Rainbow brackets, so the brackets themselves are color coded to match with their corresponding partner, are also a godsend.
I'm surprised that code folding has never really become good/popular enough to make all these things non-issues.

Often it's only for named blocks like functions, and not for the really unhelpful bits like that conditional branch that is long, simple and deep, but really does not deserve spamming a namespace with an unhelpful identifier. And I've yet to see a deliberately short-lived folding to lessen the out of sight, out of mind tax that code folding of associated with. If there was deliberately short-lived folding, perhaps auto-reexpanding whenever the section has scrolled out of view, I'd use folding all the time, to navigate the nesting. The quasi-permanent until explicitly re-expanded cold folding? Yeah, I hardly ever use it, to many bad experiences with forgetting to re-expand.

Code folding is phenomenal for understanding a codebase and I'm really surprised it wasn't utilized more.
Even with all these helpers, there's too much cognitive overhead and not enough that IDEs or plugins can do to take that away. Rainbow braces are nice and all, but it's not enough when the underlying concept is broken.
Scala 3 actually has a brace-less mode that supports this.
You can do this with PHP, too, but it’s on the rare side except in some templating niches.

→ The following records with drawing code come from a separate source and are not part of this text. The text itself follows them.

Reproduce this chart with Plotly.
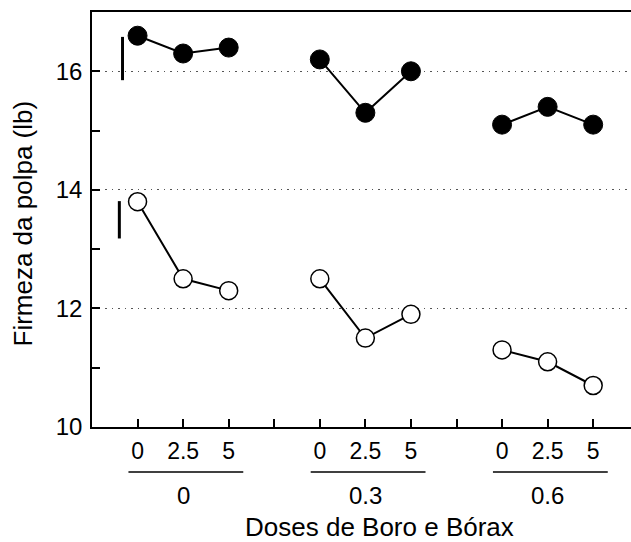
import plotly.graph_objects as go

# ---- data ----
groups = ["0", "0.3", "0.6"]            # Boro doses (group labels)
doses = ["0", "2.5", "5"]               # Bórax doses within each group
filled_vals = [[16.6, 16.3, 16.4],
               [16.2, 15.3, 16.0],
               [15.1, 15.4, 15.1]]
open_vals = [[13.8, 12.5, 12.3],
             [12.5, 11.5, 11.9],
             [11.3, 11.1, 10.7]]
lsd_filled = [15.85, 16.58]
lsd_open = [13.18, 13.81]
lsd_x_filled = 0.67
lsd_x_open = 0.60
y_ticks = [10, 12, 14, 16]

GAP = 4  # category slots per group (3 doses + spacer)


def build(vals):
    xs, ys = [], []
    for g, row in enumerate(vals):
        for d, v in enumerate(row):
            xs.append(g * GAP + d + 1)
            ys.append(v)
        xs.append(None)
        ys.append(None)
    return xs, ys


tickvals, ticktext = [], []
for g in range(len(groups)):
    for d, lab in enumerate(doses):
        tickvals.append(g * GAP + d + 1)
        ticktext.append(lab)
    if g < len(groups) - 1:
        tickvals.append(g * GAP + len(doses) + 1)
        ticktext.append("")

FONT = "Arial, Liberation Sans, Helvetica, sans-serif"

fig = go.Figure()

# LSD bars
fig.add_trace(go.Scatter(x=[lsd_x_filled, lsd_x_filled], y=lsd_filled, mode="lines",
                         line=dict(color="black", width=3), showlegend=False,
                         hoverinfo="skip"))
fig.add_trace(go.Scatter(x=[lsd_x_open, lsd_x_open], y=lsd_open, mode="lines",
                         line=dict(color="black", width=3), showlegend=False,
                         hoverinfo="skip"))

fx, fy = build(filled_vals)
ox, oy = build(open_vals)
fig.add_trace(go.Scatter(x=fx, y=fy, mode="lines+markers", connectgaps=False,
                         line=dict(color="black", width=2),
                         marker=dict(size=19, color="black", line=dict(color="black", width=1)),
                         showlegend=False))
fig.add_trace(go.Scatter(x=ox, y=oy, mode="lines+markers", connectgaps=False,
                         line=dict(color="black", width=2),
                         marker=dict(size=18, color="white", line=dict(color="black", width=1.5)),
                         showlegend=False))

B = 115
H = 542
plot_h = H - 12 - B


def py(px):
    return (H - B - px) / plot_h


shapes = []
annotations = []
centers = [g * GAP + 2 for g in range(len(groups))]
for c, lab in zip(centers, groups):
    shapes.append(dict(type="line", xref="x", yref="paper",
                       x0=c - 1.2, x1=c + 1.32, y0=py(472), y1=py(472),
                       line=dict(color="black", width=1.5)))
    annotations.append(dict(x=c, y=py(495), xref="x", yref="paper", text=lab,
                            showarrow=False, xanchor="center", yanchor="middle",
                            font=dict(family=FONT, size=24, color="black")))

annotations.append(dict(x=(379 - 92) / 539, y=py(527), xref="paper", yref="paper",
                        text="Doses de Boro e Bórax", showarrow=False,
                        xanchor="center", yanchor="middle",
                        font=dict(family=FONT, size=26, color="black")))
annotations.append(dict(x=(22 - 92) / 539, y=py(223.5), xref="paper", yref="paper",
                        text="Firmeza da polpa (lb)", showarrow=False, textangle=-90,
                        xanchor="center", yanchor="middle",
                        font=dict(family=FONT, size=26, color="black")))

fig.update_layout(
    width=631, height=542,
    margin=dict(l=92, r=0, t=12, b=B),
    paper_bgcolor="white", plot_bgcolor="white",
    shapes=shapes, annotations=annotations,
    xaxis=dict(range=[0, 11.83], tickvals=tickvals, ticktext=ticktext,
               ticks="inside", ticklen=8, tickwidth=1.5, tickcolor="black",
               showline=True, linecolor="black", linewidth=1.5, mirror=True,
               showgrid=False, zeroline=False, ticklabelstandoff=3,
               tickfont=dict(family=FONT, size=23, color="black")),
    yaxis=dict(range=[10, 17], tickvals=y_ticks,
               ticks="inside", ticklen=8, tickwidth=1.5, tickcolor="black",
               showline=True, linecolor="black", linewidth=1.5,
               showgrid=True, gridcolor="#555555", griddash="1.5px,5px", gridwidth=1,
               zeroline=False, ticklabelstandoff=3,
               minor=dict(dtick=1, tick0=10, ticks="inside", ticklen=8,
                          tickwidth=1.5, tickcolor="black", showgrid=False),
               tickfont=dict(family=FONT, size=24, color="black")),
)

fig.write_html("out.html")
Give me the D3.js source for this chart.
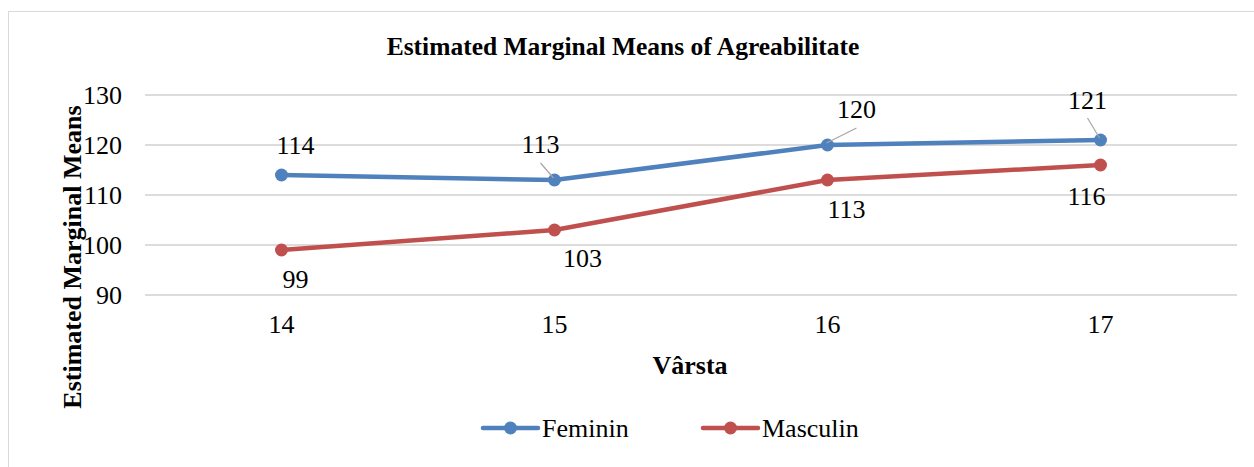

The reverse-reserved-word convention like ‘fi’ to end an if block in shell (and other?) languages seems like it functions this way too.

And I guess significant indentation also does this job, albeit with some of its own hazards.

I was under the impression that COBOL's English syntax was intended to be a more human-readable approach, not so much a workaround for character set limitations.
Maybe both? COBOL predates the first draft of ASCII by several years. Character sets were far from standardized in those days.